Someone said – I would rather men praised me while alive than cry when I’m dead.
I’m paraphrasing here but the sense I’m trying to convey is this; why do we celebrate people when they are dead instead of when they were alive to hear us.
I’ve no answers.
Since TB Joshua died on the 5th of July, 2021, there has been a huge outpouring of love and accolades from people all over the world. “Oh he was a great man; he was kind…he was a giver…he was humble…he was a true man of God…”
TB Joshua?
But apparently, there’s a lot more to the man than we have given him credit for.
Did you see the quality of crowd at his burial ceremony? According to Rotimi Akeredolu, the Governor of Ondo State, the distinguished array of worldwide heavy weights at TB Joshua’s funeral matched that of Nelson Mandela and he wasn’t exaggerating.
TB Joshua’s burial ceremony was a congregation of world leaders, entertainers… famous people from all over the world …including the community of Christian clerics in Nigeria who hitherto didn’t touch TB Joshua with a long pole when he was alive.
We are all guilty.
Now that he is gone, the veil he covered his family with has been pulled apart; our prying eyes are feasting on the lives TB Joshua guarded jealously. Now we’ve met his wife and lovely daughters but that’s not all, we are left with our mouths hanging at what we saw and we are very impressed.
I watched the ceremony on YouTube and what I was most impressed with was not the transparent casket, nor the well tended and decorated halls, I wasn’t even taken in with the order and grand coordination of the ceremony, what got my goose were TB Joshua’s children.
Serah, Promise and Heart.
The girls were a delight to watch. They are beautiful, appear strong and spoke so well about the man they called Daddy.
We saw a new TB Joshua through the eyes and words of his daughters.
TB was obviously a man who spent quality time with his daughters because they spoke so intimately about the man we thought was a mystery.
Serah, his first daughter is a graduate of Law the second and third daughters are clearly ladies who know where they are going.
Serah said, “He was a true humanitarian for his generation. What a feat you have left for all of us to live up to.”
Promise, his second daughter and one who is her father’s carbon copy said, “ I will say that my Dad did an excellent job in preparing me mentally, emotionally, spiritually, and even physically…I remembered our trip to Arigidi in Akoko, Ondo State, he made sure I was present when in town to visit the elderly people. He would ask me to kneel down as we asked the elders to accept out gifts and they would pray for us. He would look at me and say ‘this is the good life.’

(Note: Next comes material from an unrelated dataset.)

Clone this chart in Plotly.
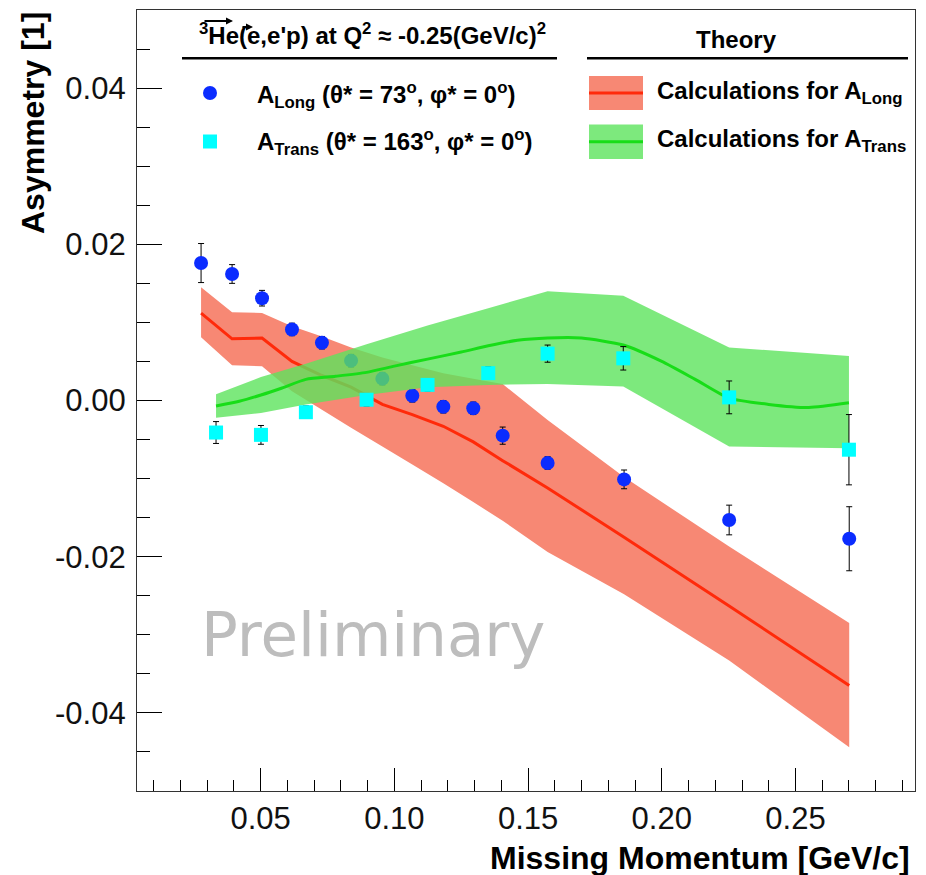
import plotly.graph_objects as go

# ---------------- data ----------------
# Measured A_Long (theta* = 73 deg, phi* = 0 deg)
x_long = [0.0277, 0.0393, 0.0505, 0.0617, 0.0729, 0.0838, 0.0955, 0.1067,
          0.1183, 0.1295, 0.1405, 0.1573, 0.1859, 0.2252, 0.2701]
a_long = [0.0176, 0.0162, 0.0131, 0.0091, 0.0074, 0.0051, 0.0028, 0.0006,
          -0.0008, -0.0010, -0.0045, -0.0080, -0.0101, -0.0153, -0.0177]
a_long_err = [0.0025, 0.0012, 0.0010, 0.0008, 0.0008, 0.0008, 0.0008, 0.0008,
              0.0008, 0.0008, 0.0011, 0.0008, 0.0012, 0.0019, 0.0041]

# Measured A_Trans (theta* = 163 deg, phi* = 0 deg)
x_trans = [0.0333, 0.0501, 0.0669, 0.0896, 0.1124, 0.1351, 0.1573, 0.1856,
           0.2252, 0.2700]
a_trans = [-0.0041, -0.0044, -0.0015, 0.0001, 0.0020, 0.0035, 0.0060, 0.0054,
           0.0004, -0.0063]
a_trans_err = [0.0014, 0.0012, 0.0008, 0.0008, 0.0008, 0.0008, 0.0011, 0.0015,
               0.0021, 0.0045]

# Theory for A_Long: central curve and uncertainty band
long_theory = [0.0112, 0.0079, 0.0080, 0.0050, 0.0032, 0.0017, -0.0005, -0.0018,
               -0.0033, -0.0053, -0.0077, -0.0112, -0.0175, -0.0263, -0.0365]
long_band_hi = [0.0145, 0.0113, 0.0112, 0.0095, 0.0082, 0.0068, 0.0055, 0.0045,
                0.0035, 0.0028, 0.0021, -0.0025, -0.0098, -0.0187, -0.0285]
long_band_lo = [0.0081, 0.0045, 0.0044, 0.0012, -0.0012, -0.0035, -0.0059, -0.0082,
                -0.0106, -0.0130, -0.0154, -0.0194, -0.0248, -0.0333, -0.0444]

# Theory for A_Trans: uncertainty band and central curve
trans_band_hi = [0.0008, 0.0030, 0.0047, 0.0072, 0.0096, 0.0118, 0.0140, 0.0134,
                 0.0068, 0.0057]
trans_band_lo = [-0.0022, -0.0016, -0.0005, 0.0007, 0.0017, 0.0020, 0.0021, 0.0018,
                 -0.0059, -0.0061]
trans_theory_x = [0.0333, 0.042, 0.0501, 0.058, 0.0669, 0.078, 0.0896, 0.10, 0.1124,
                  0.125, 0.1351, 0.146, 0.1573, 0.17, 0.1856, 0.20, 0.2125, 0.2252,
                  0.24, 0.255, 0.2700]
trans_theory = [-0.0007, -0.0001, 0.0007, 0.0016, 0.0027, 0.0031, 0.0036, 0.0044,
                0.0053, 0.0062, 0.0070, 0.0077, 0.0080, 0.0080, 0.0071, 0.0050,
                0.0027, 0.0003, -0.0005, -0.0009, -0.0003]

# Axis ticks
x_tick_vals = [0.05, 0.10, 0.15, 0.20, 0.25]
x_tick_text = ["0.05", "0.10", "0.15", "0.20", "0.25"]
y_tick_vals = [-0.04, -0.02, 0.0, 0.02, 0.04]
y_tick_text = ["-0.04", "-0.02", "0.00", "0.02", "0.04"]

# ---------------- style ----------------
W, H = 926, 875
ML, MR, MT, MB = 137, 11, 10, 84
FONT = "Liberation Sans"
BLUE = "#0b2cff"
CYAN = "#00ffff"
RED_LINE = "#ff2a0a"
RED_FILL = "rgb(247,136,116)"
GREEN_LINE = "#18dd18"
GREEN_FILL = "rgba(92,228,92,0.8)"


def px(x):
    """pixel column -> paper x"""
    return (x - ML) / (W - ML - MR)


def py(y):
    """pixel row -> paper y"""
    return (H - MB - y) / (H - MT - MB)


fig = go.Figure()

# A_Long theory band + curve
fig.add_trace(go.Scatter(
    x=x_long + x_long[::-1], y=long_band_hi + long_band_lo[::-1],
    fill="toself", mode="none", fillcolor=RED_FILL, hoverinfo="skip", showlegend=False))
fig.add_trace(go.Scatter(
    x=x_long, y=long_theory, mode="lines",
    line=dict(color=RED_LINE, width=3), hoverinfo="skip", showlegend=False))

# A_Long data
fig.add_trace(go.Scatter(
    x=x_long, y=a_long, mode="markers",
    marker=dict(symbol="circle", size=14, color=BLUE),
    error_y=dict(type="data", array=a_long_err, color="black", thickness=1, width=3),
    showlegend=False))

# A_Trans theory band + curve
fig.add_trace(go.Scatter(
    x=x_trans + x_trans[::-1], y=trans_band_hi + trans_band_lo[::-1],
    fill="toself", mode="none", fillcolor=GREEN_FILL, hoverinfo="skip", showlegend=False))
fig.add_trace(go.Scatter(
    x=trans_theory_x, y=trans_theory, mode="lines",
    line=dict(color=GREEN_LINE, width=3, shape="spline", smoothing=0.6),
    hoverinfo="skip", showlegend=False))

# A_Trans data
fig.add_trace(go.Scatter(
    x=x_trans, y=a_trans, mode="markers",
    marker=dict(symbol="square", size=14, color=CYAN),
    error_y=dict(type="data", array=a_trans_err, color="black", thickness=1, width=3),
    showlegend=False))

# ---------------- hand-made legend (overlay axes in paper units) ----------------
def overlay(trace):
    trace.update(xaxis="x2", yaxis="y2", hoverinfo="skip", showlegend=False)
    fig.add_trace(trace)


overlay(go.Scatter(x=[px(210)], y=[py(93)], mode="markers",
                   marker=dict(symbol="circle", size=14, color=BLUE)))
overlay(go.Scatter(x=[px(210)], y=[py(141.5)], mode="markers",
                   marker=dict(symbol="square", size=14, color=CYAN)))
for (y0, y1, ym, fill, line) in [(76, 110, 93, RED_FILL, RED_LINE),
                                 (124.5, 159, 141.7, GREEN_FILL, GREEN_LINE)]:
    overlay(go.Scatter(x=[px(589), px(643), px(643), px(589), px(589)],
                       y=[py(y0), py(y0), py(y1), py(y1), py(y0)],
                       fill="toself", mode="none", fillcolor=fill))
    overlay(go.Scatter(x=[px(589), px(643)], y=[py(ym), py(ym)], mode="lines",
                       line=dict(color=line, width=3)))

annotations = []


def text(x, y, s, size, xanchor="left", yanchor="middle", color="black", family=FONT, **kw):
    annotations.append(dict(xref="paper", yref="paper", x=px(x), y=py(y), text=s,
                            showarrow=False, xanchor=xanchor, yanchor=yanchor,
                            font=dict(family=family, size=size, color=color), **kw))


text(372, 34, "<b><sup>3</sup>He(e,e'p) at Q<sup>2</sup> ≈ -0.25(GeV/c)<sup>2</sup></b>",
     24, xanchor="center")
text(736, 40, "<b>Theory</b>", 24, xanchor="center")
text(255, 95, "<b>A<sub>Long</sub> (θ* = 73<sup>o</sup>, φ* = 0<sup>o</sup>)</b>", 24)
text(255, 142, "<b>A<sub>Trans</sub> (θ* = 163<sup>o</sup>, φ* = 0<sup>o</sup>)</b>", 24)
text(655, 92, "<b>Calculations for A<sub>Long</sub></b>", 24)
text(655, 140, "<b>Calculations for A<sub>Trans</sub></b>", 24)

# polarisation arrows over "He" and over the beam "e"
for (xa, xb, yy) in [(203, 233, 21), (241, 253, 27)]:
    annotations.append(dict(xref="paper", yref="paper", x=px(xb), y=py(yy),
                            ax=-(xb - xa), ay=0, axref="pixel", ayref="pixel",
                            text="", showarrow=True, arrowhead=2, arrowsize=0.7,
                            arrowwidth=2, arrowcolor="black", standoff=0, startstandoff=0))

# watermark
text(373, 634, "Preliminary", 61, xanchor="center", color="#bdbdbd", family="DejaVu Sans")

# axis titles
text(912, 858, "<b>Missing Momentum [GeV/c]</b>", 32, xanchor="right")
annotations.append(dict(xref="paper", yref="paper", x=px(53), y=py(10),
                        text="<b>Asymmetry [1]</b>", textangle=-90, showarrow=False,
                        xanchor="right", yanchor="top",
                        font=dict(family=FONT, size=32, color="black")))

shapes = [
    dict(type="line", xref="paper", yref="paper", x0=px(182), x1=px(557),
         y0=py(58.3), y1=py(58.3), line=dict(color="black", width=2.5)),
    dict(type="line", xref="paper", yref="paper", x0=px(587), x1=px(908),
         y0=py(58.3), y1=py(58.3), line=dict(color="black", width=2.5)),
]

axis_common = dict(showline=True, linecolor="#333333", linewidth=1.2, mirror=True,
                   ticks="inside", tickcolor="black", tickwidth=1, showgrid=False,
                   zeroline=False, tickmode="array",
                   tickfont=dict(family=FONT, size=31, color="#111111"))

fig.update_layout(
    width=W, height=H,
    margin=dict(l=ML, r=MR, t=MT, b=MB),
    paper_bgcolor="white", plot_bgcolor="white",
    xaxis=dict(axis_common, range=[0.00374, 0.2947], tickvals=x_tick_vals,
               ticktext=x_tick_text, ticklen=23, ticklabelstandoff=0,
               minor=dict(ticks="inside", ticklen=11, tickmode="linear", tick0=0,
                          dtick=0.01, tickcolor="black", tickwidth=1)),
    yaxis=dict(axis_common, range=[-0.05, 0.05], tickvals=y_tick_vals,
               ticktext=y_tick_text, ticklen=25, ticklabelstandoff=4,
               minor=dict(ticks="inside", ticklen=13, tickmode="linear", tick0=0,
                          dtick=0.005, tickcolor="black", tickwidth=1)),
    xaxis2=dict(overlaying="x", range=[0, 1], visible=False, anchor="y2"),
    yaxis2=dict(overlaying="y", range=[0, 1], visible=False, anchor="x2"),
    annotations=annotations,
    shapes=shapes,
)

fig.write_html("out.html")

And Heart, his last born child will perhaps be the one who will miss him the most. She recalled a time she asked her father for a bicycle and he didn’t immediately yield to her request but one day he brought one home to her.
This speaks of a man devoted to his children, devoted to his wife and community.
So while we were busy haunting TB Joshua for his grammar, castigating him for prophesies we say never came true, his lack of Bible knowledge, he was preparing his backend, he was fortifying his children to rule in the domain we mocked him about!
His daughter, Heart- “I don’t have many words to express how much I love him…At a tender age, he showed me that he loved me, and I will forever love him.”
His wife also had a lot to say and people who knew him, interacted with him are full of good things.
Dr. Tee Mac Omatsola, concert flutist /Philharmonic composer with a degree in Economics from a Swiss university described TB Joshua, whom he said he’s known for over 20 years, as “a humble, honest human being.”
When he was alive, TB Joshua thrived on the mystique created around him by other people. Whether that mystique is true or not is another thing to ponder on. However, those who had opportunity to meet him, interact with him, say, far from the mystique created around him, which they say he had nothing to do with, the man was an honest to God human being.
And that is what we should all aspire to: to be called human.